Опера Белоусова называется «Книга Серафима»: оба текста в ней соединены, они звучат по-русски и по-английски в симметричных переводах и изумительно сливаются. Тут все сошлось вместе: авторское искусство режиссера и композитора как создателя Gesamtkunstverk, мастерство певцов вокального ансамбля N’Caged, вместе с которыми поют и играют драматические актрисы, видео, танец, фонограмма и свет.
Смысловые противоположности в спектакле не снимаются: герои Достоевского ведут напряженный диалог, а викторианские девочки Блейка шьют и мечтают, но итогом оказывается сложный синтез всех начал, в котором единство мира становится вровень с его неизбежными драмами и разломами.
Структура оперы – три части: пролог на лестнице, действие в Малом зале Электротеатра, а потом – загадочный долгий довесок в дверях, когда публика уже собралась на выход.
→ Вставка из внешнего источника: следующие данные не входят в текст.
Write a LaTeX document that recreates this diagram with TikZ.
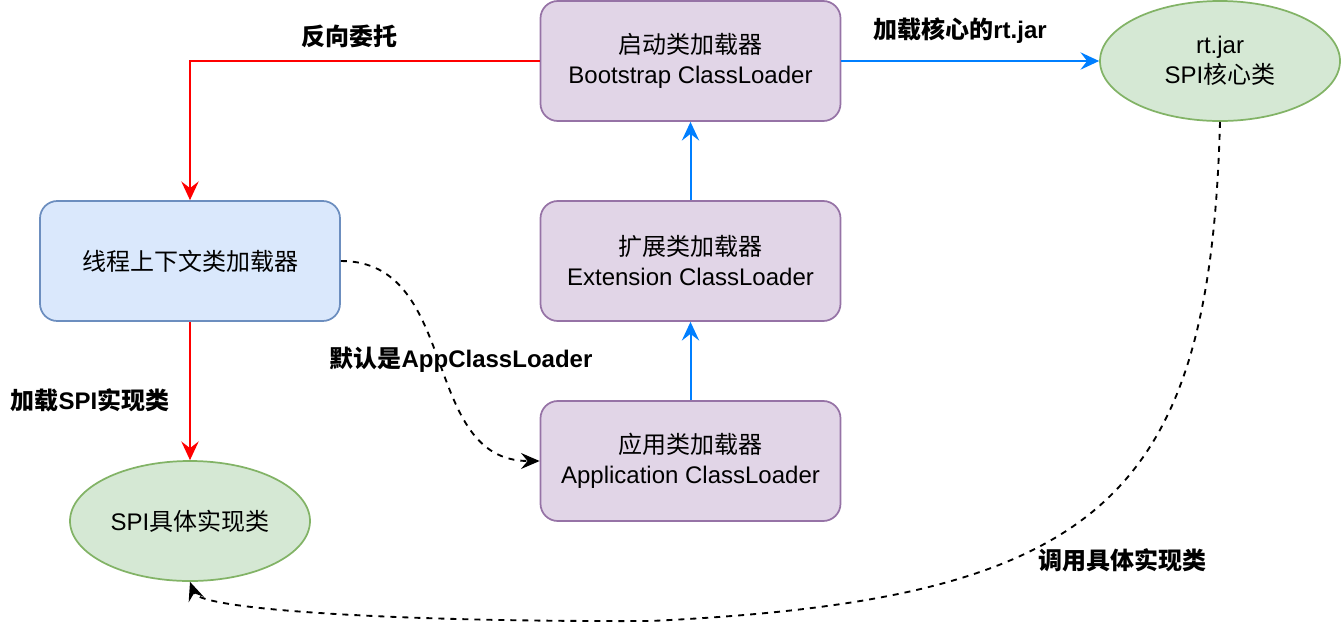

В этом есть неявная параллель с трехчастной же структурой главы Достоевского, где центральное место занимает исповедальный документ, который готовит к печати грешный Ставрогин, но основные смыслы множатся в заключительном диалоге сторон. А вот просодия – весьма странная, неочевидная, состоящая из скачков и запинок, – словно управляется неким законом, который на сцене нам не является. Вероятно, этот закон и сотворил Серафим, чью дочь Уильям Блейк отправил на опасную землю: Серафим – невидимый демиург этой оперы, которую выпустил Электротеатр «Станиславский», не музыкальный по профилю, но обгоняющий по количеству постановок современных опер все оперные театры России.
«Книга Серафима» стала одной из лучших работ в этом ряду, а также любопытным прибавлением к списку опер на тексты Достоевского, в котором вершиной маячит «Игрок» Прокофьева. «Игрока», кстати, ставил (в Берлине и Милане, 2008) Черняков. А «Книга Серафима» – спектакль, который при всех внешних признаках принадлежности к авангарду тоже укладывается в традицию русского психологического театра. Сегодня этой традиции в Электротеатре повезло больше, чем былинному эпосу в Большом.